Esa generación de catalanes y españoles ha llegado a
la edad adulta habiendo tenido muchas más oportunidades para estrechar lazos
con jóvenes del resto de Europa que para hacerlo entre ellos. Y eso es algo que
también refleja Julia ist, otra
estupenda película dirigida por otra joven catalana (Elena Martín) de esa misma
generación.
Pero vuelvo a la preciosa película que da título a
este texto. Pronto nos representará en los Oscar y esa es una buena noticia.
Seguramente por eso se ha estrenado en muchos cines de toda España. Sin embargo
en la mayoría de ellos solo se ha podido ver en versión doblada, es decir,
privando a los espectadores de escuchar a esas niñas deliciosas hablando en su
lengua. Seguramente tiene que ser así. Seguramente no cabe imaginar que fuera
de Cataluña se puedan ver, ni siquiera con subtítulos, películas habladas en
catalán. Es un mal que también nos aqueja en nuestro trato con productos
culturales de otros países. Pero que el catalán resulte a muchos españoles más
ajeno que el inglés debería parecernos tan anómalo como lo sería que en
Cataluña consideraran extraña la lengua que compartimos con más de cuatrocientos
millones de personas.
Los intercambios que en los años ochenta promovió
tímidamente el Ministerio de Educación, los programas de Recuperación de
Pueblos Abandonados o aquella iniciativa que se llamaba Barcelona Aula Oberta fueron (con pocas más), modestas
oportunidades que algunos docentes aprovechamos para ser coherentes con lo
expresado en los primeros párrafos de este texto. Lo hacíamos porque queríamos
aportar algo para que la convivencia en este país pudiera ser más cordial y
menos visceral. Sin embargo, hemos sido pocos.
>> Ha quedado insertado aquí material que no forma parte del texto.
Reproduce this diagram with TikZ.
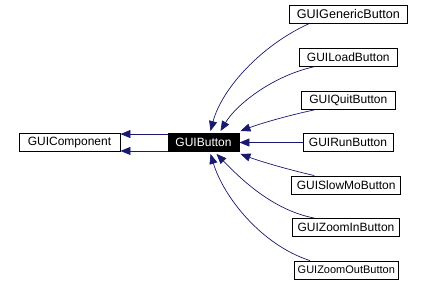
\documentclass[tikz,border=0pt]{standalone}
\usepackage{fontspec}
\setmainfont{Liberation Sans}
\usetikzlibrary{arrows.meta}
\definecolor{edgeblue}{HTML}{191970}
\begin{document}
\begin{tikzpicture}[x=1pt,y=-1pt,
  box/.style={draw=black,line width=0.9pt,fill=white,minimum height=18pt,inner sep=0pt,font=\fontsize{12}{14}\selectfont},
  edge/.style={draw=edgeblue,line width=0.7pt,-{Triangle[length=10pt,width=8pt]}}]
\useasboundingbox (0,0) rectangle (425,286);
\node[box,minimum width=101pt] (comp) at (69.5,142.5) {GUIComponent};
\node[box,fill=black,text=white,minimum width=71pt] (btn) at (203.5,142.5) {GUIButton};
\node[box,minimum width=118pt,font=\fontsize{12.6}{14}\selectfont] (gen) at (348.3,14.3) {GUIGenericButton};
\node[box,minimum width=98.7pt] (load) at (348.3,57.2) {GUILoadButton};
\node[box,minimum width=93.3pt] (quit) at (348.3,100.5) {GUIQuitButton};
\node[box,minimum width=90pt] (run) at (348,142.5) {GUIRunButton};
\node[box,minimum width=109pt] (slow) at (346.2,185) {GUISlowMoButton};
\node[box,minimum width=106.6pt] (zin) at (346,227.5) {GUIZoomInButton};
\node[box,minimum width=104pt,font=\fontsize{11}{13}\selectfont] (zout) at (346.3,270) {GUIZoomOutButton};
% inheritance to GUIComponent
\draw[edge] ([yshift=-1pt]btn.north west) -- ([yshift=-1pt]comp.north east);
\draw[edge] ([yshift=1pt]btn.south west) -- ([yshift=1pt]comp.south east);
% children to GUIButton
\draw[edge] ([xshift=20pt]gen.south west) .. controls (262,45) and (222,88) .. ([xshift=7pt,yshift=2pt]btn.north);
\draw[edge] ([xshift=16pt]load.south west) .. controls (272,76) and (236,105) .. ([xshift=17pt,yshift=2pt]btn.north);
\draw[edge] ([xshift=13pt]quit.south west) .. controls (290,115) and (262,123) .. ([xshift=1pt,yshift=2pt]btn.north east);
\draw[edge] (run.west) -- (btn.east);
\draw[edge] ([xshift=23pt]slow.north west) .. controls (290,170) and (262,162) .. ([xshift=1pt,yshift=-2pt]btn.south east);
\draw[edge] ([xshift=22pt]zin.north west) .. controls (272,210) and (240,178) .. ([xshift=13pt,yshift=-2pt]btn.south);
\draw[edge] ([xshift=16pt]zout.north west) .. controls (262,245) and (224,198) .. ([xshift=7pt,yshift=-2pt]btn.south);
\end{tikzpicture}
\end{document}
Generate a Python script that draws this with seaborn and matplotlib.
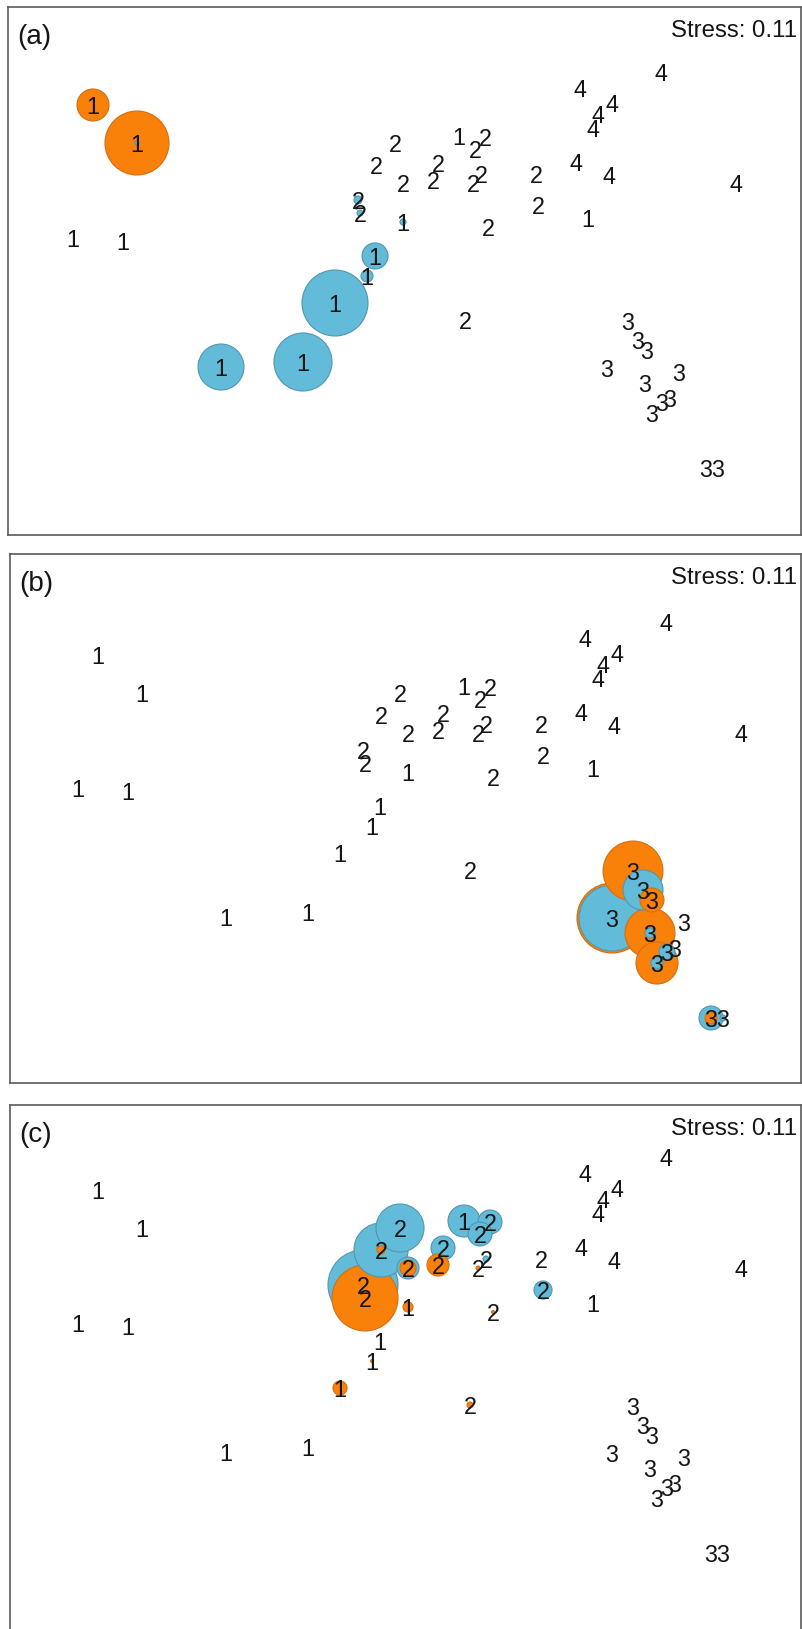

No sé si aún estaremos a tiempo. Muchos creen que ya
es tarde. Da igual. Convendrá seguir intentándolo. Intentando que nuestros
alumnos puedan tener oportunidades de compartir vivencias con compañeros de
otras comunidades. E intentando que el catalán se pueda escuchar con
naturalidad en nuestros cines y en nuestras televisiones (¿se atreverá a
impulsarlo algún gobierno?). Y que oírlo no nos resulte extraño. Más bien
agradable. Como todo lo que consideramos nuestro.